To do:
Starting with the first line below, extract each line through the one that contains "227, 267, 240];", inclusive, excluding pictures.

Recorded information:
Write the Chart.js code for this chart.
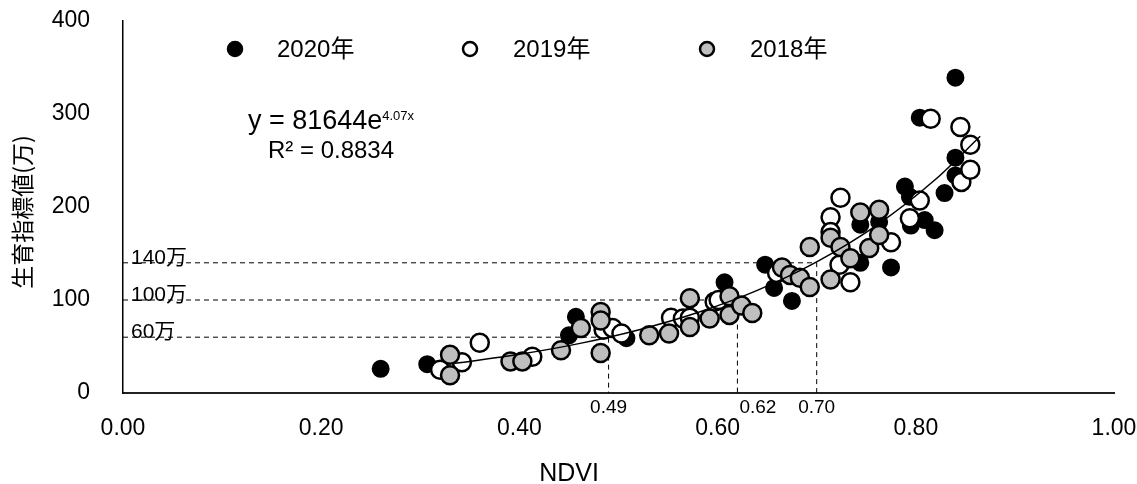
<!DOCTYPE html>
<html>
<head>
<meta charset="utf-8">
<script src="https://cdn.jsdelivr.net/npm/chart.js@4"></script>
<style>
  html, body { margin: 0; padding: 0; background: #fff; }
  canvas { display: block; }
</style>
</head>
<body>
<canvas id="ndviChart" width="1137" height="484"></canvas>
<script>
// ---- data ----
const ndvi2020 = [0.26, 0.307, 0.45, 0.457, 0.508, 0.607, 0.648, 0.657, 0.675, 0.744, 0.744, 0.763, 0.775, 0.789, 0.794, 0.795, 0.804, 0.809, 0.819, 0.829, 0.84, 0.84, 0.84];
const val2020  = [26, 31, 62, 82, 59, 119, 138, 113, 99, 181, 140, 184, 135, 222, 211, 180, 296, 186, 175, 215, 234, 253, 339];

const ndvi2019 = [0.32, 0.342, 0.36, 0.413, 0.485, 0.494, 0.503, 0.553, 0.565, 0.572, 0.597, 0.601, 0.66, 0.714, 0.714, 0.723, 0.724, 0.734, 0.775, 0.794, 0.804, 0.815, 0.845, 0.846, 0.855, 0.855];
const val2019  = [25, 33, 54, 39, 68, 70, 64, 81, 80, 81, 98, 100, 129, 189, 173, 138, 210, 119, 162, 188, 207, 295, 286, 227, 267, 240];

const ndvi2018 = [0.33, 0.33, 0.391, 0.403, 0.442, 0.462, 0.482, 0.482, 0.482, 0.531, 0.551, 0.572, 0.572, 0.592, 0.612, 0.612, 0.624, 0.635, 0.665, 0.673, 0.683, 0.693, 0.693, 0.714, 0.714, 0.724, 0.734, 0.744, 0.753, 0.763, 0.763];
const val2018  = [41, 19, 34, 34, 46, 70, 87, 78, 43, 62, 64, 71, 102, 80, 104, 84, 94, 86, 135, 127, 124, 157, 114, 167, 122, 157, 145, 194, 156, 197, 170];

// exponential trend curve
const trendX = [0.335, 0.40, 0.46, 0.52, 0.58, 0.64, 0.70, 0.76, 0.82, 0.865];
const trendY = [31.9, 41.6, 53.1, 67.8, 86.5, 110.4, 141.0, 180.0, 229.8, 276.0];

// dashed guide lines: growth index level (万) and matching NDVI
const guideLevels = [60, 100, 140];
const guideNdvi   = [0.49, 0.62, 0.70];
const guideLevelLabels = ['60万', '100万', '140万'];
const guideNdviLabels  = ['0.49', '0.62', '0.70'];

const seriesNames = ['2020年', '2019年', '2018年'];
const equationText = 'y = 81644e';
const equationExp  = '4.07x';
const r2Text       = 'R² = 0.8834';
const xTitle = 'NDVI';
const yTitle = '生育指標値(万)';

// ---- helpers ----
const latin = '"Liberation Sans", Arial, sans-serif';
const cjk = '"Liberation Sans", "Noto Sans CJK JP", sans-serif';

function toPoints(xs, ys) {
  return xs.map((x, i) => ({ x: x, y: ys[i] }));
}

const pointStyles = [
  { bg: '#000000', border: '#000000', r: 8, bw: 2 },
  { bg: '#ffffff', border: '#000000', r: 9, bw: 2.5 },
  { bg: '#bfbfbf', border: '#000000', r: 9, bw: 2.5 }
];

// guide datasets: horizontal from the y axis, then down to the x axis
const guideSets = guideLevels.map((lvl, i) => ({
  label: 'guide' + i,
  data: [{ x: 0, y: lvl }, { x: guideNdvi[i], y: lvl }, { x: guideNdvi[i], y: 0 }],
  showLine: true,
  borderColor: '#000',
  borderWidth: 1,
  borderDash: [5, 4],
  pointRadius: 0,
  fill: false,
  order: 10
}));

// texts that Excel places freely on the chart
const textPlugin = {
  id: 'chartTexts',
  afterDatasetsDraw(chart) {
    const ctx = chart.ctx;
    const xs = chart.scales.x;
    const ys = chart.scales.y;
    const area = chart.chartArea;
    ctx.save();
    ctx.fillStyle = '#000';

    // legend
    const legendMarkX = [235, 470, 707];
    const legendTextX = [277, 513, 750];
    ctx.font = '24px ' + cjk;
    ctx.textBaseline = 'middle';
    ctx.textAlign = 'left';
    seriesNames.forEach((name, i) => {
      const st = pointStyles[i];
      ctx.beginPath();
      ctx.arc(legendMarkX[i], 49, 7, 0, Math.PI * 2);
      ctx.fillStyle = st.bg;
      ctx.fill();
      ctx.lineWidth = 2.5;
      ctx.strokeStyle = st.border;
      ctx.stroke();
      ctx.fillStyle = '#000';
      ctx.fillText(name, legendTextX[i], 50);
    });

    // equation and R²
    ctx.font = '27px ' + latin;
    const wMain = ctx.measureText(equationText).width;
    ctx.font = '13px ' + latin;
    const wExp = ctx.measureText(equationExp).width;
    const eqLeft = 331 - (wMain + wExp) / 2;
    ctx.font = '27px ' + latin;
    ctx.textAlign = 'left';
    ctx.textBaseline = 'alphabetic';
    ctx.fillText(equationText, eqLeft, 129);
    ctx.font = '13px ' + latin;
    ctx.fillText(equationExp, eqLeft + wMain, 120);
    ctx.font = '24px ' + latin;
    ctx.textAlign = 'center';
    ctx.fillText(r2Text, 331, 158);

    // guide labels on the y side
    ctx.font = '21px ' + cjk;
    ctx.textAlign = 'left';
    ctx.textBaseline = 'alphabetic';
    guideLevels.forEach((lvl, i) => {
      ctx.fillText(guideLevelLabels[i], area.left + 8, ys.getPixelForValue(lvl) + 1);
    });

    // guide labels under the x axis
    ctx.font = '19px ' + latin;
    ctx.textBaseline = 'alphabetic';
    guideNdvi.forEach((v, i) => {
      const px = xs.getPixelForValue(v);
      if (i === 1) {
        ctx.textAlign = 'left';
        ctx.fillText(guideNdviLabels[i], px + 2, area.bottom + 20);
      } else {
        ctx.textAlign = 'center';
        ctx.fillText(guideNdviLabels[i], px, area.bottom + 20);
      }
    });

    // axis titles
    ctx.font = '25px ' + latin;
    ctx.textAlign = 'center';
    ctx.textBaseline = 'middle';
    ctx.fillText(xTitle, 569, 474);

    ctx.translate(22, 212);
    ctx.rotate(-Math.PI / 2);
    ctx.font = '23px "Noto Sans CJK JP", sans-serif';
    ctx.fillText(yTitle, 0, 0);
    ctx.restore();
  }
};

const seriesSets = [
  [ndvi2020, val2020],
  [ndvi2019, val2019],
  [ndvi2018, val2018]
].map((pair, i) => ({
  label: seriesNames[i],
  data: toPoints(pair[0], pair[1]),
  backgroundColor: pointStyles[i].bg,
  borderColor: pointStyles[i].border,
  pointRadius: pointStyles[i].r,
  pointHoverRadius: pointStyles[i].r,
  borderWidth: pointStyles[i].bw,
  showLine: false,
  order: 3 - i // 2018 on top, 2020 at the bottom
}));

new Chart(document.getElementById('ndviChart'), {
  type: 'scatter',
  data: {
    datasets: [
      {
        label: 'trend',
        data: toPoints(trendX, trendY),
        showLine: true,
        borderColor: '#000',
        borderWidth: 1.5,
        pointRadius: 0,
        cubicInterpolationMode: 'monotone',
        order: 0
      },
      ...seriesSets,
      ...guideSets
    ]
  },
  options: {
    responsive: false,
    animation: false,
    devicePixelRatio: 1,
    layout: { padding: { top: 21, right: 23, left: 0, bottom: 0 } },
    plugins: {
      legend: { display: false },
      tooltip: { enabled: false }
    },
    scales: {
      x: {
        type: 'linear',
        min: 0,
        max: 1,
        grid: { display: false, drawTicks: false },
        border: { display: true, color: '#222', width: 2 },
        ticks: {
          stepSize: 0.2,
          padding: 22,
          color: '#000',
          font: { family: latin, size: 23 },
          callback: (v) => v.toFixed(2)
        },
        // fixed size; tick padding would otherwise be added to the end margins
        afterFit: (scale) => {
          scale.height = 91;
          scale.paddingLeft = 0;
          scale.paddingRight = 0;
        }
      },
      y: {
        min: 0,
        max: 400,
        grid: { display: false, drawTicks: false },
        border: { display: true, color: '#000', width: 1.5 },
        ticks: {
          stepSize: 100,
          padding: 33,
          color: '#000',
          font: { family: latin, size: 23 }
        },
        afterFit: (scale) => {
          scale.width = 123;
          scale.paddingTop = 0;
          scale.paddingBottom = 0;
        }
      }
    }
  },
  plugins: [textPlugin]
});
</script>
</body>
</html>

Exercise response:
Write the Chart.js code for this chart.
<!DOCTYPE html>
<html>
<head>
<meta charset="utf-8">
<script src="https://cdn.jsdelivr.net/npm/chart.js@4"></script>
<style>
  html, body { margin: 0; padding: 0; background: #fff; }
  canvas { display: block; }
</style>
</head>
<body>
<canvas id="ndviChart" width="1137" height="484"></canvas>
<script>
// ---- data ----
const ndvi2020 = [0.26, 0.307, 0.45, 0.457, 0.508, 0.607, 0.648, 0.657, 0.675, 0.744, 0.744, 0.763, 0.775, 0.789, 0.794, 0.795, 0.804, 0.809, 0.819, 0.829, 0.84, 0.84, 0.84];
const val2020  = [26, 31, 62, 82, 59, 119, 138, 113, 99, 181, 140, 184, 135, 222, 211, 180, 296, 186, 175, 215, 234, 253, 339];

const ndvi2019 = [0.32, 0.342, 0.36, 0.413, 0.485, 0.494, 0.503, 0.553, 0.565, 0.572, 0.597, 0.601, 0.66, 0.714, 0.714, 0.723, 0.724, 0.734, 0.775, 0.794, 0.804, 0.815, 0.845, 0.846, 0.855, 0.855];
const val2019  = [25, 33, 54, 39, 68, 70, 64, 81, 80, 81, 98, 100, 129, 189, 173, 138, 210, 119, 162, 188, 207, 295, 286, 227, 267, 240];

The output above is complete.